Monday, March 7, 2022

Delayed Reaction: 892

Premise: A veteran holds up a bank to get the VA to give him the money they owe him.

 


This is the kind of movie where being based on a true story really gets in the way. There really was a veteran who held two employees at a Wells Fargo bank hostage in Georgia. All he wanted was less than $1000 that the VA owed him and refused to give him due to a clerical error. He didn’t want to rob the bank. He just wanted the attention to get the VA to act. He was very polite to the hostages and even answered the phones for customers. He had a history of mental problems since returning from Iraq and said he had a bomb when he went into the bank. Finally, he was killed in the process. Sorry if any of this is a spoiler, but 1) it’s not like the story wasn’t publicized and 2) a lot of the spoiler stuff is pretty foregrounded in the movie.

 

That’s a lot of ill-fitting pieces to fit in the movie. A lot of limitations that push up against how films are normally written. How crazy should Brian Brown-Easley (John Boyega) be? How sympathetic should he be? How can they play up the tension without making him seem like a bad guy? It’s tough, and that ultimately is the problem I have with 892. It’s not a very tense movie and actual events keep stepping on the story beats. There are no big escape attempts.

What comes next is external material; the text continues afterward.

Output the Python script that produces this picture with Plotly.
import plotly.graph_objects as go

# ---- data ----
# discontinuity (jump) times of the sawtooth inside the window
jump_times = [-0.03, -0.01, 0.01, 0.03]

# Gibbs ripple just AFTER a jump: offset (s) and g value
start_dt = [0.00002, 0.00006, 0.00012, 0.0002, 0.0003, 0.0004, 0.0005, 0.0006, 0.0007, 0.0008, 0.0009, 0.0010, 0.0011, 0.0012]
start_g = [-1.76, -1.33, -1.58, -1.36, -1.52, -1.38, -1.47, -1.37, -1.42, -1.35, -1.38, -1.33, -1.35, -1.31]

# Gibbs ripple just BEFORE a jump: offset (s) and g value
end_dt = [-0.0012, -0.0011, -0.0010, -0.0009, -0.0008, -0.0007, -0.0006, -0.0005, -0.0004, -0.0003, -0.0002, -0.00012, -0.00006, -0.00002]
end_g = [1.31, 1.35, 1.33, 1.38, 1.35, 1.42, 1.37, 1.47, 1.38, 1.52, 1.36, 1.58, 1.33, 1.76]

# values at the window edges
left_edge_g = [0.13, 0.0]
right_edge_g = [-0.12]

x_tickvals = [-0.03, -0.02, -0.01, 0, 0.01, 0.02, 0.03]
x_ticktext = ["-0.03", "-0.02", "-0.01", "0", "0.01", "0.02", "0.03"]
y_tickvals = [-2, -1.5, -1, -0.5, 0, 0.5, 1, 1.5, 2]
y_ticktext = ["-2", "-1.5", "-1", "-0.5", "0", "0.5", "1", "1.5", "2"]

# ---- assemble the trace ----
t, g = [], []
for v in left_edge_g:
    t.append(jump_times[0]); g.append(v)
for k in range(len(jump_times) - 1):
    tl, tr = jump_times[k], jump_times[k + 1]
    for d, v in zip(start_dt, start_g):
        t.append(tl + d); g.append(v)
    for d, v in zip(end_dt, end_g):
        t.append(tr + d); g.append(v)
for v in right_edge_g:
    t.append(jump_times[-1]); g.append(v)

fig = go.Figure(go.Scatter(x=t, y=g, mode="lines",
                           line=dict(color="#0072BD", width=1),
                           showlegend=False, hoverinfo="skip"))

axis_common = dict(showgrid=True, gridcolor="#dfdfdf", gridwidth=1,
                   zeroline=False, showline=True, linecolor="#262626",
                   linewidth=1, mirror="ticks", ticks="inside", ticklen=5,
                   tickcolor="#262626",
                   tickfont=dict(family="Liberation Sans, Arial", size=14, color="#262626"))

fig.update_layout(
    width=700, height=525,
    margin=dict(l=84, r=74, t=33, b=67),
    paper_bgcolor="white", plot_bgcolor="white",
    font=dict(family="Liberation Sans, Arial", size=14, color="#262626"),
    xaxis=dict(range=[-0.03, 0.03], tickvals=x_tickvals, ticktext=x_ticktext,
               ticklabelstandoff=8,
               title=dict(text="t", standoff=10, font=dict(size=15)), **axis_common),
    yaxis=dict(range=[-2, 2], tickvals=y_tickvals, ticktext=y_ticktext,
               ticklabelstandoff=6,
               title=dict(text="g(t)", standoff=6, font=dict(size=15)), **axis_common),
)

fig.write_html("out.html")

The film never makes Brown-Easley feel that dangerous. It’s pretty obvious early on that he doesn’t actually have a bomb. Regardless of if you guess that, he says from the very beginning that if he lets the bomb go off, he was doing it alone, which negates the tension from having hostages.

 

It doesn’t help that I was thoroughly unimpressed with the filmmaker’s choices throughout. It’s too clear that they are on Brown-Easley’s side from the beginning. He had no menace, which defanged the whole thing. This differs from a Fruitvale Station. That move also canonized the protagonist too much, but that guy really didn’t do anything to deserve what happened to him. Brown-Easley did take people hostage and said he had a bomb. While shooting him was excessive, especially in hindsight, it’s also within the reasonable expectations of the situation he put himself in. He scarred two people with his actions, yet the movie positions it as the two employees (played by Nicole Beharie and Selenis Leyva) being scarred by the situation, not by Brown-Easley. On a visual filmmaking level, I don’t understand how Beharie and Leyva didn’t escape a half dozen times. Numerous times, he is looking away from them and the door for extended periods of time. He has a bomb, not a gun and he’s repeated that he has no intention of hurting them. The only reason they don’t escape in the movie is because they didn’t in real life. That took me out of the movie so much, and the only reason for it is poor visual filmmaking. Selenis Levya certainly works overtime to show her fear, but that’s a case of the performance trying to bail out the filmmaking.

 

Ignoring the story problems though, they did get good performances all around. John Boyega is excellent casting although it does misunderstand what he brings to this. Simply casting Boyega is going to make a character sympathetic. He lets you get away with more. Look at Detroit. His character in that, also based on a real person, kind of sucks. However, just by casting Boyega, that character can do everything wrong and the audience still wants to side with him. In 892, they treat him like he’s played by Will Poulter, who is the opposite of Boyega. He’s always somewhat menacing even if he’s being the nicest guy in the world. That said, Boyega brings exactly what he’s supposed to as a performer. He fills Brown-Easley with a ton of humanity. I was most impressed with Nicole Beharie. I know her name, but I hadn’t seen anything where she stood out this much before. Simply put, she’s a great bank manager. I love how well she plays someone keeping a calm face while being terrified on the inside. In the fictional version of this story, she would’ve been the protagonist of the movie who successfully arranges an escape and a live-capture of Brown-Easley. I’m definitely intrigued to see her in more. Selenis Leyva doesn’t get much more to do than be terrified, but she does that well. The big names in the supporting cast are Michael Kenneth Williams, Connie Britton, and Jeffrey Donovan. Nothing spectacular from any of them, but they do what’s asked of them. It’s kind of fitting that Michael Kenneth Williams’ final screen appearance would be a supporting role that he’s overqualified for.